Lets say I want to build a simple chat program that has encryption that is impossible to crack for anyone, even a theoretical government with a massive super computer. Ok here's my idea. You'll need to read all the points to get the whole picture I think.
- Only two people can communicate with each other with the chat program. No group conversations.
- The people will be communicating over the internet and darknets.
- The chat program will just handle basic characters, numbers and symbols that are on a standard US keyboard. This is to keep things simple.
- We'll say there's a limit of 160 characters per single chat message. But obviously being a real-time chat program over the internet you can type up more than one message. Chat person #1 (Bob) generates a large list of secret random keys (or pads). Each one time pad is 160 characters long. So we end up with a long list of pads. These get put in a SQLite database or something with primary keys numbered from say 1 to 5000.
- Bob copies the database to a USB drive/CD/DVD/Blu-ray and meets chat person #2 (Alice) in person and gives them the database. Alice loads that database up on her computer. Then they secure erase the USB drive or burn/smash the CD/DVD/Blu-ray. Anyway now they both have the same list of one time pads on their computers.
- Ok Bob, seeing he generated the list, he uses the odd numbered primary key pads to encrypt and send messages to Alice (#1, #3, #5 etc). Alice being the person who loaded the list, uses the even numbered primary key pads (#2, #4, #6 etc) to encrypt and send messages back to Bob.
- Each person's program always keep a record of which numbered pad they've used, so that a message doesn't get encrypted twice with the same pad. There's no mixup in one person using the same pad as the other because they're using odd and even numbered pads. The number of the pad to be used for decrypting the message could be tacked onto the end of the message. The number of the pad to be decrypted wouldn't necessarily need to be encrypted either it could just be on the end of the message eg "#123".
- Now to secure the session, and provide a layer of protection against MITM attacks, the whole chat session could be encrypted with SSH or SSL maybe.
- After each message is sent by the user it and the pad is secure-erased from their device. Once the receiver has read the message it is secure-erased from their device as well.
- Pads are stored on the device using combination of 3 strong block ciphers and a strong user password that is required to be entered before the chat program will run.
- If a user thinks they will very soon become compromised they can secure-wipe the pads on their device quickly with a button. This will also notify the other chat user that they should wipe their pads as well. Secure wipe algorithm probably something like Gutmann 35 pass.
- Now suppose the chat session gets intercepted by an attacker (Eve) who wants to interfere with the communications, maybe trick Bob into sending another message again with the same pad so they can figure out what was said. Well she won't be able to because Bob is maintaining a list of all the pads he's used and all the numbered pads that Alice has sent him. If attacker Eve tries to send a different message to Bob to pretend it's from Alice then she can't because an HMAC of the message and pad is sent along with the ciphertext. The receiver will verify the HMAC matches at their end to ensure no tampering has occurred.

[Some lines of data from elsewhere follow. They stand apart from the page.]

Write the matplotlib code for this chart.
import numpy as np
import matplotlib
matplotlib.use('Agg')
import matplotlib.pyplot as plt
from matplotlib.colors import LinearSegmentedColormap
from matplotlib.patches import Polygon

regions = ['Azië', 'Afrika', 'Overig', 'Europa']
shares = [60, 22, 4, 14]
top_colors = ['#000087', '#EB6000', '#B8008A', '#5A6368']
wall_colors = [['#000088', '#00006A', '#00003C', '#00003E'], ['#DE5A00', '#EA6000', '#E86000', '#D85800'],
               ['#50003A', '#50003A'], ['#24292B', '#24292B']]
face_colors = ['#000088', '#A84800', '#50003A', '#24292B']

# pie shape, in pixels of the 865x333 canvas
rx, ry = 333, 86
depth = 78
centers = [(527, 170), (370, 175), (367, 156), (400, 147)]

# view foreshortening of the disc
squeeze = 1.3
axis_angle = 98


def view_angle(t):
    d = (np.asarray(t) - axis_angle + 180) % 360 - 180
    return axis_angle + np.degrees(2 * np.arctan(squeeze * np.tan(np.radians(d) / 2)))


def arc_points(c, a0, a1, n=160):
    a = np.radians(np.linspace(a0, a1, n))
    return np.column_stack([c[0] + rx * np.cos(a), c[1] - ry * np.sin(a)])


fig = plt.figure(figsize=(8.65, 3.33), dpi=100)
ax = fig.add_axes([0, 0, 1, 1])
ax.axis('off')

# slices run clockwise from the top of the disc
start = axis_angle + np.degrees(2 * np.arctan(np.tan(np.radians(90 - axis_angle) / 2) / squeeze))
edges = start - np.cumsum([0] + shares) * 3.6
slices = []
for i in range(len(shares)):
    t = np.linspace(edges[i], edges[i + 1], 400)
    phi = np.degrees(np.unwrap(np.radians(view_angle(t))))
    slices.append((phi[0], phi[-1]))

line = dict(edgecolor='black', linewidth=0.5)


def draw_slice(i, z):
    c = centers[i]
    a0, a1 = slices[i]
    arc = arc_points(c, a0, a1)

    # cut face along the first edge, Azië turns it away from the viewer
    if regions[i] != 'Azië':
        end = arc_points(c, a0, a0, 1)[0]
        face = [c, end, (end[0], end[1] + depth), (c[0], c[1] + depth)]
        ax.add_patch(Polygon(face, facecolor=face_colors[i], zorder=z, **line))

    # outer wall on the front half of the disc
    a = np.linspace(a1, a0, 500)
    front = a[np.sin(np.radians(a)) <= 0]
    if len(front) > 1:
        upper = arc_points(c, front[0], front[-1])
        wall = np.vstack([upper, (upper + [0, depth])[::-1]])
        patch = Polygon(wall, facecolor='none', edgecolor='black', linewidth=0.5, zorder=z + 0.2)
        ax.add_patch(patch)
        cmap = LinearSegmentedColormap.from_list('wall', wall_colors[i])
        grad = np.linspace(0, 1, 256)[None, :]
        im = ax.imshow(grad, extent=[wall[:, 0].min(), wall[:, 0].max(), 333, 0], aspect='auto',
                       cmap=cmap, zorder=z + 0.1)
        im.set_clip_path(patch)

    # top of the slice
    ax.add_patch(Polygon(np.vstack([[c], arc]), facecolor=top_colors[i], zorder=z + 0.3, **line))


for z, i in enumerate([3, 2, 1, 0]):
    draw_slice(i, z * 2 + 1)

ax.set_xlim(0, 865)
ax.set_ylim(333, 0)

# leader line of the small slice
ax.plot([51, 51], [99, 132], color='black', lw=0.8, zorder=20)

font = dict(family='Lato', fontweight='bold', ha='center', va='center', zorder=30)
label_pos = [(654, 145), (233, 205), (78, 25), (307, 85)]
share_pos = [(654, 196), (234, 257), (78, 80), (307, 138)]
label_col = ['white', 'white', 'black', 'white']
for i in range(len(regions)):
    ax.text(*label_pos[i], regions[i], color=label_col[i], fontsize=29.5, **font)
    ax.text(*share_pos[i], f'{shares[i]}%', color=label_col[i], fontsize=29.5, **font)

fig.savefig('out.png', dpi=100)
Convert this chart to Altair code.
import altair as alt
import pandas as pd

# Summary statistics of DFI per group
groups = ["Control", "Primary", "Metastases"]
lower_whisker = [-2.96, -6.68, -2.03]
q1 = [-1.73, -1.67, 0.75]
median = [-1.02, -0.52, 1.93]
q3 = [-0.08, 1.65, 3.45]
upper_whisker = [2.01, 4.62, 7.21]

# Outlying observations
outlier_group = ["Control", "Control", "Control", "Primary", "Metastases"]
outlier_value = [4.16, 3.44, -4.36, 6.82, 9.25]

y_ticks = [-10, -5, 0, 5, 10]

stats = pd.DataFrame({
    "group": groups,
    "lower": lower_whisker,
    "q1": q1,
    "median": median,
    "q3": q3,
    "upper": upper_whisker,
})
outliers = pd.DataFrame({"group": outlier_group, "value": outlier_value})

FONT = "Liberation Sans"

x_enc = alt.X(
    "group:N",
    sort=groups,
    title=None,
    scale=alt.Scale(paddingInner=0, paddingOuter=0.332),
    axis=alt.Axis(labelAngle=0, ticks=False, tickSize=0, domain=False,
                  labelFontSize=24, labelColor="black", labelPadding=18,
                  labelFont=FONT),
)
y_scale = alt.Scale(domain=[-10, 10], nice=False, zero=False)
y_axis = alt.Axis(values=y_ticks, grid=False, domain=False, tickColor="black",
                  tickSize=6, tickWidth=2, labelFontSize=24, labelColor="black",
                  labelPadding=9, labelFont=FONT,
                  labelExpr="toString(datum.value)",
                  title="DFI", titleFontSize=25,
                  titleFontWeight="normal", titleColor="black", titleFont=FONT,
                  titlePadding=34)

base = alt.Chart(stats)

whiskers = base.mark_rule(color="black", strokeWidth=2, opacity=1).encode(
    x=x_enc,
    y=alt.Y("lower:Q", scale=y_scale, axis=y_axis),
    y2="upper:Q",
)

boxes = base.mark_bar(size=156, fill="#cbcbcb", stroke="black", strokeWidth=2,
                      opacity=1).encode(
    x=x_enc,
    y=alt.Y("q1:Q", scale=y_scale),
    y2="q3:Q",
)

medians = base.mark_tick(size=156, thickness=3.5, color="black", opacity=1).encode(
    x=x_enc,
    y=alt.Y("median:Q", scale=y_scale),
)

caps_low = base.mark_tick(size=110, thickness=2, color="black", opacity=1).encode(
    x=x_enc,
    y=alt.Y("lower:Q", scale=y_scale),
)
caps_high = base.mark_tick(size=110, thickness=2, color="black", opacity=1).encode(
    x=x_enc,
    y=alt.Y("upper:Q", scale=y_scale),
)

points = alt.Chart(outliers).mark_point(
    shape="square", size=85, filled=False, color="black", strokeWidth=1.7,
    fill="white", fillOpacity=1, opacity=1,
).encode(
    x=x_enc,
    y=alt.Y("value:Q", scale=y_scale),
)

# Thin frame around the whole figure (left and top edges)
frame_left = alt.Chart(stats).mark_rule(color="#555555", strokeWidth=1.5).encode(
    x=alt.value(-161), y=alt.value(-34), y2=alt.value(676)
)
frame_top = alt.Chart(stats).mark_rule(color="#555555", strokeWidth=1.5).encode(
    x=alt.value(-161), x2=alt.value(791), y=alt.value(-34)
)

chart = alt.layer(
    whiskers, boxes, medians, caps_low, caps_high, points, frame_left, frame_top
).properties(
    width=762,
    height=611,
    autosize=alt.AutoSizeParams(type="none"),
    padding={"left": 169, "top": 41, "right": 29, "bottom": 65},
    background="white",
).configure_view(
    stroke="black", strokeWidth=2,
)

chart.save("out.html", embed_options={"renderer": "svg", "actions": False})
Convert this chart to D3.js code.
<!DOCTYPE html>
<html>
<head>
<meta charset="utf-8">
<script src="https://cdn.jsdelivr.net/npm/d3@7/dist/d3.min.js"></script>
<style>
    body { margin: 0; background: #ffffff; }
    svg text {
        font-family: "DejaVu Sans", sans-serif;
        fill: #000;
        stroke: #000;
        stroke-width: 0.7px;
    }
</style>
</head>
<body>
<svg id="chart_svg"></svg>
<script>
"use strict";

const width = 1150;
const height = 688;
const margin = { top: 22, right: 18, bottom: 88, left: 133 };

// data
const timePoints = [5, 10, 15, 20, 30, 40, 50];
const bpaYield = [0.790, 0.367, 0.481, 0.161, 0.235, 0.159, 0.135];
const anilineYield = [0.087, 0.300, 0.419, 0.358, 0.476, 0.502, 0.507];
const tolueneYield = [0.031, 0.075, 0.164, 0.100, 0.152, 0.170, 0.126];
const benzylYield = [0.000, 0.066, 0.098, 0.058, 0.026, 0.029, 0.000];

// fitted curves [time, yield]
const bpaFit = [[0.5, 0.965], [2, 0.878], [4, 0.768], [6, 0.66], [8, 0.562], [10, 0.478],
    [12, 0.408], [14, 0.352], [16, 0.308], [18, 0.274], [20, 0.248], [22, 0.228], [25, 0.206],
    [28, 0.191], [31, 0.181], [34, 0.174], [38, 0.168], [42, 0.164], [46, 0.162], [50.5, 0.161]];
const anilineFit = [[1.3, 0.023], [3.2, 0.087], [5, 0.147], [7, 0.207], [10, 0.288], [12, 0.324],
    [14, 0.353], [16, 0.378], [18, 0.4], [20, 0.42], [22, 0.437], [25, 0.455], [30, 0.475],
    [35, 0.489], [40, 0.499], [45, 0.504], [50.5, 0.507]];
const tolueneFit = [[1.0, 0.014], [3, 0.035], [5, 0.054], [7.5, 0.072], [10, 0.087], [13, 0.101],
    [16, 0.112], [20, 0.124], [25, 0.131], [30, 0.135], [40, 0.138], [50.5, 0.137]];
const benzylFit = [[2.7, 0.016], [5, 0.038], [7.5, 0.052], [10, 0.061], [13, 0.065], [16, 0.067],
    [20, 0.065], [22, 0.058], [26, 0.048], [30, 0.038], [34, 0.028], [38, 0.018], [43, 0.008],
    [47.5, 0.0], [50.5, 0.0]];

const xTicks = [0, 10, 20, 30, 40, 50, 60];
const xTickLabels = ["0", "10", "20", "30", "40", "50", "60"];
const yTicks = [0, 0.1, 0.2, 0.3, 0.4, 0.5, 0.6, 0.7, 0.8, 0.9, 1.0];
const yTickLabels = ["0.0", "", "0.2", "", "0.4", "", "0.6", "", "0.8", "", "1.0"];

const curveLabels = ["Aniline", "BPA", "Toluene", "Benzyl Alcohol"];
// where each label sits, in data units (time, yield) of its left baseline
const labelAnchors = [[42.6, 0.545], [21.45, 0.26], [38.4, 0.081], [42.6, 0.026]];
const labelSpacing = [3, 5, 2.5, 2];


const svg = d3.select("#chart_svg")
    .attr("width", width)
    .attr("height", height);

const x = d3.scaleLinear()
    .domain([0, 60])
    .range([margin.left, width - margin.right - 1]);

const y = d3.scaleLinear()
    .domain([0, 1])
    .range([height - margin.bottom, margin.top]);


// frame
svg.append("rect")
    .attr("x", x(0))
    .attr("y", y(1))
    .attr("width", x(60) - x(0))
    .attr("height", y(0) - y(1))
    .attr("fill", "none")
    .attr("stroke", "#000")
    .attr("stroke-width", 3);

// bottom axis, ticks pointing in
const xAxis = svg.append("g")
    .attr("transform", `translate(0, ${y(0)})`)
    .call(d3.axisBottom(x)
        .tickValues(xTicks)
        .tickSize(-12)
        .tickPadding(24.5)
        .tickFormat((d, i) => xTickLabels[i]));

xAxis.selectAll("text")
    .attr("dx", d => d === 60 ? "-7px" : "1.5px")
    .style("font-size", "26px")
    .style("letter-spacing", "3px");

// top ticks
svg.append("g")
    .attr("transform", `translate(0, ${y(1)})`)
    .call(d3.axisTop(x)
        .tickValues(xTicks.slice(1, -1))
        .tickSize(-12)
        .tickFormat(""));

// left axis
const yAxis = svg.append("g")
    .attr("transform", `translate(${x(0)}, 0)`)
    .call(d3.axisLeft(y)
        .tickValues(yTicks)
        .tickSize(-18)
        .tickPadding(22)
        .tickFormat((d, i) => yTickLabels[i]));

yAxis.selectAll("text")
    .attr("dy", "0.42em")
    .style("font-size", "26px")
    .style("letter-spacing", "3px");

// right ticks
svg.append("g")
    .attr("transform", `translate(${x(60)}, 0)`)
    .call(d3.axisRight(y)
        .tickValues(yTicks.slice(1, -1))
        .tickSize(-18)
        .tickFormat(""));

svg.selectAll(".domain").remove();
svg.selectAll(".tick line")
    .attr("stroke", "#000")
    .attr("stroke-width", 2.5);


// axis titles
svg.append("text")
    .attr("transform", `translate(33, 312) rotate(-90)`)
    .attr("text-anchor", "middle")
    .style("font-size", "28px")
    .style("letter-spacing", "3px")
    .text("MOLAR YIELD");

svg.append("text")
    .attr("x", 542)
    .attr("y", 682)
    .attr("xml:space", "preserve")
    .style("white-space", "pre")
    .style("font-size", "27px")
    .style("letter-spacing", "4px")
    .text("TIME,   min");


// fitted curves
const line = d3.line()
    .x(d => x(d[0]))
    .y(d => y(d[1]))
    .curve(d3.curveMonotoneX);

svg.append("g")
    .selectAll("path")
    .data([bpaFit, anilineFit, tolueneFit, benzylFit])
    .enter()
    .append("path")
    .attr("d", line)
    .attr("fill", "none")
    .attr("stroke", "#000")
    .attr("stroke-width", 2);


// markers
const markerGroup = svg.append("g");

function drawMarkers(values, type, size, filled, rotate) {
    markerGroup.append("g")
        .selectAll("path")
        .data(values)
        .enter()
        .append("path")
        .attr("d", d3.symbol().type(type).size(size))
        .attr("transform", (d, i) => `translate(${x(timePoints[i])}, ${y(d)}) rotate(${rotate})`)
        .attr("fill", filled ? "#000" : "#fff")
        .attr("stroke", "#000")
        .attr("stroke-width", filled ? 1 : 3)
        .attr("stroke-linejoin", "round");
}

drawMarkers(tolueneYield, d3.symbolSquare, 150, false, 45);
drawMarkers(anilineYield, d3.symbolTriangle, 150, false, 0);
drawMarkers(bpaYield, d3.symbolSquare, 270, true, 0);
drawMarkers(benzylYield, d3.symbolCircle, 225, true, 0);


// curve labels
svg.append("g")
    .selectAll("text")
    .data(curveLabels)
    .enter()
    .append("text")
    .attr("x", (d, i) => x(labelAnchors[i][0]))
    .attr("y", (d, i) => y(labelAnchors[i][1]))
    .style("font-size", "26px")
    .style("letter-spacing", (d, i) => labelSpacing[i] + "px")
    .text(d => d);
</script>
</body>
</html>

- If Eve tampers with the number on the end specifying the pad to decrypt with then the receiver will try and decrypt that message and realise the message is garbled so they will know something is up. If she tried to re-use an old pad then Bob would know too as that message has already been received indicating tampering. Also if the number increased significantly from the last message received eg last message received was #200 and the next one received was #230 then you'd know there's been missing messages or someone playing man in the middle.
- When the two parties have used up their 5000 messages then the chat session is ended and they'll need to regenerate a list of pads again and give them to the other chat party in person so they can continue chatting. Obviously 5000 pads is an arbitrary number. You could in theory generate a million pads and have communication with them for a life time.
Ok so that's my idea in a nutshell. Are there any potential flaws or weaknesses, or possible attack vectors you can see? What improvements would you make to the idea?
Update: NSA running around with their hair on fire running damage control and digging up this old thread 8 months later to cast dispersions on the idea because they realise if everyone starts using OTPs and not their weak AES algorithm then their PRISM programme is worthless.